#### [Aim of the exercise]
Do not carry the pictures over; copy every other part of the entries exactly.

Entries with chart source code
"""

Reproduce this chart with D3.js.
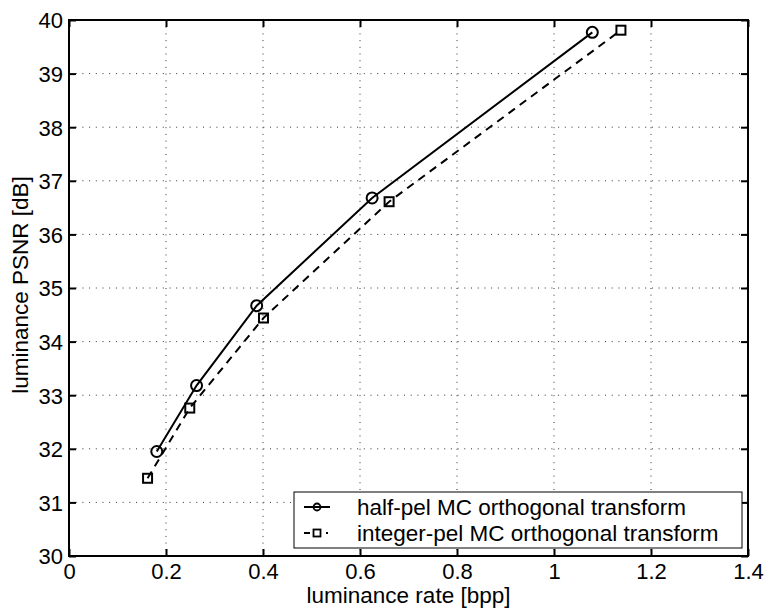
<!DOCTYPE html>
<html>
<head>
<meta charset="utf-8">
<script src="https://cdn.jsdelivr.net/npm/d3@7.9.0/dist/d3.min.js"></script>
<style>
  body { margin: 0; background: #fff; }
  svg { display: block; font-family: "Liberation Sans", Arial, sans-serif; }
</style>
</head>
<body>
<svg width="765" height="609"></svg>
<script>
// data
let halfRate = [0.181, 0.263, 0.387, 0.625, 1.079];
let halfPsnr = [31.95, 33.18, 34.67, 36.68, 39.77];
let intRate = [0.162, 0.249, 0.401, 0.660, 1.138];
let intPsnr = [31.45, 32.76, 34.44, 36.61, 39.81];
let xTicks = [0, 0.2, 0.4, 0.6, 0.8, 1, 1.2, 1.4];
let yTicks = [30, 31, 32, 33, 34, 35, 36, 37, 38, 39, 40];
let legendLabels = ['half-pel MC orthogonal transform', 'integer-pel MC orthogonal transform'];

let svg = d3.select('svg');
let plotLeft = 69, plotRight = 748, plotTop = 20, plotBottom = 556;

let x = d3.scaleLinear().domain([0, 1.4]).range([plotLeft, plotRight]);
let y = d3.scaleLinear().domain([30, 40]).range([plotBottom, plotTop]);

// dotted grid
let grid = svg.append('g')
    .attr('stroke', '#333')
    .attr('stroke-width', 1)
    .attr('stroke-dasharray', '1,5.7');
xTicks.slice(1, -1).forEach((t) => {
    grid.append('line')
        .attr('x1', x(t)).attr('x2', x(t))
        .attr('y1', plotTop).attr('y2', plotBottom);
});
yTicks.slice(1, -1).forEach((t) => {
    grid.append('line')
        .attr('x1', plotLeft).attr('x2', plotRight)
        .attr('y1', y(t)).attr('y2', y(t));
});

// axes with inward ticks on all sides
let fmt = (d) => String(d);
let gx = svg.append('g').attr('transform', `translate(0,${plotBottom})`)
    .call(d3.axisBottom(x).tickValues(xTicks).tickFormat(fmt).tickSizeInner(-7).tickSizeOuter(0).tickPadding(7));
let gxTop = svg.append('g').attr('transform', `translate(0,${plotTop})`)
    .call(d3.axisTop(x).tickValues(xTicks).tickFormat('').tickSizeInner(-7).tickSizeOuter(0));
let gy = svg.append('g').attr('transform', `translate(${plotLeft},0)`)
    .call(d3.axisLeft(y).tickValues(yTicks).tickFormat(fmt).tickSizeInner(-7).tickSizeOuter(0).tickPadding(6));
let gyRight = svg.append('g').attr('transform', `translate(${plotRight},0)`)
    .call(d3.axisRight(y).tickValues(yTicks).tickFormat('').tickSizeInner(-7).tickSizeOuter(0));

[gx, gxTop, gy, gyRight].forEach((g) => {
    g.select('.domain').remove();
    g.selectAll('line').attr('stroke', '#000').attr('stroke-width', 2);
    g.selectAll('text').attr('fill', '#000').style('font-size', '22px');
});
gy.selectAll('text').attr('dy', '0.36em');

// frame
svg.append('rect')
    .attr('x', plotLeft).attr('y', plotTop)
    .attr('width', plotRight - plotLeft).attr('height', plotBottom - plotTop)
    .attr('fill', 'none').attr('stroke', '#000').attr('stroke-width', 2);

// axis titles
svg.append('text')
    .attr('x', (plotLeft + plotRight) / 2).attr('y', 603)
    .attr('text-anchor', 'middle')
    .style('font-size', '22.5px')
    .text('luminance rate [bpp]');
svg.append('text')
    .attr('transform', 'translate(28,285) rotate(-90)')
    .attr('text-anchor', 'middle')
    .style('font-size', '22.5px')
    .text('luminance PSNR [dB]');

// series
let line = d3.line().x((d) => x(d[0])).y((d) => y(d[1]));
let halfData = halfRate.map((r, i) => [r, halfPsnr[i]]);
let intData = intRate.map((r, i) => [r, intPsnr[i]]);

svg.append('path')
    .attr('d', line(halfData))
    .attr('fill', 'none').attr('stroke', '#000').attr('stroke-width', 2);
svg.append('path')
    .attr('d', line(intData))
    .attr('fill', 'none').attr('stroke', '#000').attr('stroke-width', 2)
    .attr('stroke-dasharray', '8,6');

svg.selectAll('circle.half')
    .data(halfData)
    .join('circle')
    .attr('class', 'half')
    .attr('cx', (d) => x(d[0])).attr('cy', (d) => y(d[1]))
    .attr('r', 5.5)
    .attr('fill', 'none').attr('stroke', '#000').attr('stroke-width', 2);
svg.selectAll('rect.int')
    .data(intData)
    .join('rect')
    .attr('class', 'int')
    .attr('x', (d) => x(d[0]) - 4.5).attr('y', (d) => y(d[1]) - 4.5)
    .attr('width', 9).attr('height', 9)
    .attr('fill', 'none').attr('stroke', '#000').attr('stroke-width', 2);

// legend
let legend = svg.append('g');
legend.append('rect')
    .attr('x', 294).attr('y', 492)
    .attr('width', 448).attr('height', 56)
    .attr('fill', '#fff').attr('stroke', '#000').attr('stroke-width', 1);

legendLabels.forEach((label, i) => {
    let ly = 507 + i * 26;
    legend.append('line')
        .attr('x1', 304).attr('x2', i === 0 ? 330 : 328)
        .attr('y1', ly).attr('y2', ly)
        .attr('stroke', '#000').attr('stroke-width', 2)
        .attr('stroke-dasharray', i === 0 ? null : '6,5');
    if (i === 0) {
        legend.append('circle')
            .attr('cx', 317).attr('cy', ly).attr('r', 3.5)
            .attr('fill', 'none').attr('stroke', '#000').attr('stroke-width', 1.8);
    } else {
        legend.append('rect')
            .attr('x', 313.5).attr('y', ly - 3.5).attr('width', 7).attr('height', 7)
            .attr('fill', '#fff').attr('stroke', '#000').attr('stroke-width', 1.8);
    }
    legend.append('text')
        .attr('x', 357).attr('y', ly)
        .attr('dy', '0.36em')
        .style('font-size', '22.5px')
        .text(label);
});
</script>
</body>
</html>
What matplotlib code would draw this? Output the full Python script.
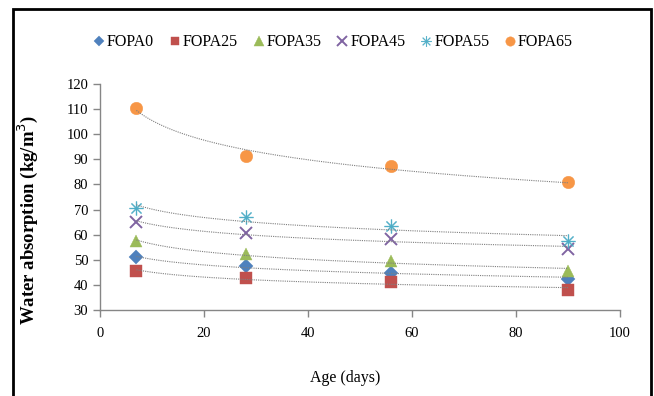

"""

#### [Written solution]
Reproduce this chart with D3.js.
<!DOCTYPE html>
<html>
<head>
<meta charset="utf-8">
<script src="https://cdn.jsdelivr.net/npm/d3@7.9.0/dist/d3.min.js"></script>
<style>
  body { margin: 0; background: #fff; }
  svg { display: block; font-family: "Liberation Sans", Arial, sans-serif; }
</style>
</head>
<body>
<svg width="765" height="609"></svg>
<script>
// data
let halfRate = [0.181, 0.263, 0.387, 0.625, 1.079];
let halfPsnr = [31.95, 33.18, 34.67, 36.68, 39.77];
let intRate = [0.162, 0.249, 0.401, 0.660, 1.138];
let intPsnr = [31.45, 32.76, 34.44, 36.61, 39.81];
let xTicks = [0, 0.2, 0.4, 0.6, 0.8, 1, 1.2, 1.4];
let yTicks = [30, 31, 32, 33, 34, 35, 36, 37, 38, 39, 40];
let legendLabels = ['half-pel MC orthogonal transform', 'integer-pel MC orthogonal transform'];

let svg = d3.select('svg');
let plotLeft = 69, plotRight = 748, plotTop = 20, plotBottom = 556;

let x = d3.scaleLinear().domain([0, 1.4]).range([plotLeft, plotRight]);
let y = d3.scaleLinear().domain([30, 40]).range([plotBottom, plotTop]);

// dotted grid
let grid = svg.append('g')
    .attr('stroke', '#333')
    .attr('stroke-width', 1)
    .attr('stroke-dasharray', '1,5.7');
xTicks.slice(1, -1).forEach((t) => {
    grid.append('line')
        .attr('x1', x(t)).attr('x2', x(t))
        .attr('y1', plotTop).attr('y2', plotBottom);
});
yTicks.slice(1, -1).forEach((t) => {
    grid.append('line')
        .attr('x1', plotLeft).attr('x2', plotRight)
        .attr('y1', y(t)).attr('y2', y(t));
});

// axes with inward ticks on all sides
let fmt = (d) => String(d);
let gx = svg.append('g').attr('transform', `translate(0,${plotBottom})`)
    .call(d3.axisBottom(x).tickValues(xTicks).tickFormat(fmt).tickSizeInner(-7).tickSizeOuter(0).tickPadding(7));
let gxTop = svg.append('g').attr('transform', `translate(0,${plotTop})`)
    .call(d3.axisTop(x).tickValues(xTicks).tickFormat('').tickSizeInner(-7).tickSizeOuter(0));
let gy = svg.append('g').attr('transform', `translate(${plotLeft},0)`)
    .call(d3.axisLeft(y).tickValues(yTicks).tickFormat(fmt).tickSizeInner(-7).tickSizeOuter(0).tickPadding(6));
let gyRight = svg.append('g').attr('transform', `translate(${plotRight},0)`)
    .call(d3.axisRight(y).tickValues(yTicks).tickFormat('').tickSizeInner(-7).tickSizeOuter(0));

[gx, gxTop, gy, gyRight].forEach((g) => {
    g.select('.domain').remove();
    g.selectAll('line').attr('stroke', '#000').attr('stroke-width', 2);
    g.selectAll('text').attr('fill', '#000').style('font-size', '22px');
});
gy.selectAll('text').attr('dy', '0.36em');

// frame
svg.append('rect')
    .attr('x', plotLeft).attr('y', plotTop)
    .attr('width', plotRight - plotLeft).attr('height', plotBottom - plotTop)
    .attr('fill', 'none').attr('stroke', '#000').attr('stroke-width', 2);

// axis titles
svg.append('text')
    .attr('x', (plotLeft + plotRight) / 2).attr('y', 603)
    .attr('text-anchor', 'middle')
    .style('font-size', '22.5px')
    .text('luminance rate [bpp]');
svg.append('text')
    .attr('transform', 'translate(28,285) rotate(-90)')
    .attr('text-anchor', 'middle')
    .style('font-size', '22.5px')
    .text('luminance PSNR [dB]');

// series
let line = d3.line().x((d) => x(d[0])).y((d) => y(d[1]));
let halfData = halfRate.map((r, i) => [r, halfPsnr[i]]);
let intData = intRate.map((r, i) => [r, intPsnr[i]]);

svg.append('path')
    .attr('d', line(halfData))
    .attr('fill', 'none').attr('stroke', '#000').attr('stroke-width', 2);
svg.append('path')
    .attr('d', line(intData))
    .attr('fill', 'none').attr('stroke', '#000').attr('stroke-width', 2)
    .attr('stroke-dasharray', '8,6');

svg.selectAll('circle.half')
    .data(halfData)
    .join('circle')
    .attr('class', 'half')
    .attr('cx', (d) => x(d[0])).attr('cy', (d) => y(d[1]))
    .attr('r', 5.5)
    .attr('fill', 'none').attr('stroke', '#000').attr('stroke-width', 2);
svg.selectAll('rect.int')
    .data(intData)
    .join('rect')
    .attr('class', 'int')
    .attr('x', (d) => x(d[0]) - 4.5).attr('y', (d) => y(d[1]) - 4.5)
    .attr('width', 9).attr('height', 9)
    .attr('fill', 'none').attr('stroke', '#000').attr('stroke-width', 2);

// legend
let legend = svg.append('g');
legend.append('rect')
    .attr('x', 294).attr('y', 492)
    .attr('width', 448).attr('height', 56)
    .attr('fill', '#fff').attr('stroke', '#000').attr('stroke-width', 1);

legendLabels.forEach((label, i) => {
    let ly = 507 + i * 26;
    legend.append('line')
        .attr('x1', 304).attr('x2', i === 0 ? 330 : 328)
        .attr('y1', ly).attr('y2', ly)
        .attr('stroke', '#000').attr('stroke-width', 2)
        .attr('stroke-dasharray', i === 0 ? null : '6,5');
    if (i === 0) {
        legend.append('circle')
            .attr('cx', 317).attr('cy', ly).attr('r', 3.5)
            .attr('fill', 'none').attr('stroke', '#000').attr('stroke-width', 1.8);
    } else {
        legend.append('rect')
            .attr('x', 313.5).attr('y', ly - 3.5).attr('width', 7).attr('height', 7)
            .attr('fill', '#fff').attr('stroke', '#000').attr('stroke-width', 1.8);
    }
    legend.append('text')
        .attr('x', 357).attr('y', ly)
        .attr('dy', '0.36em')
        .style('font-size', '22.5px')
        .text(label);
});
</script>
</body>
</html>
What matplotlib code would draw this? Output the full Python script.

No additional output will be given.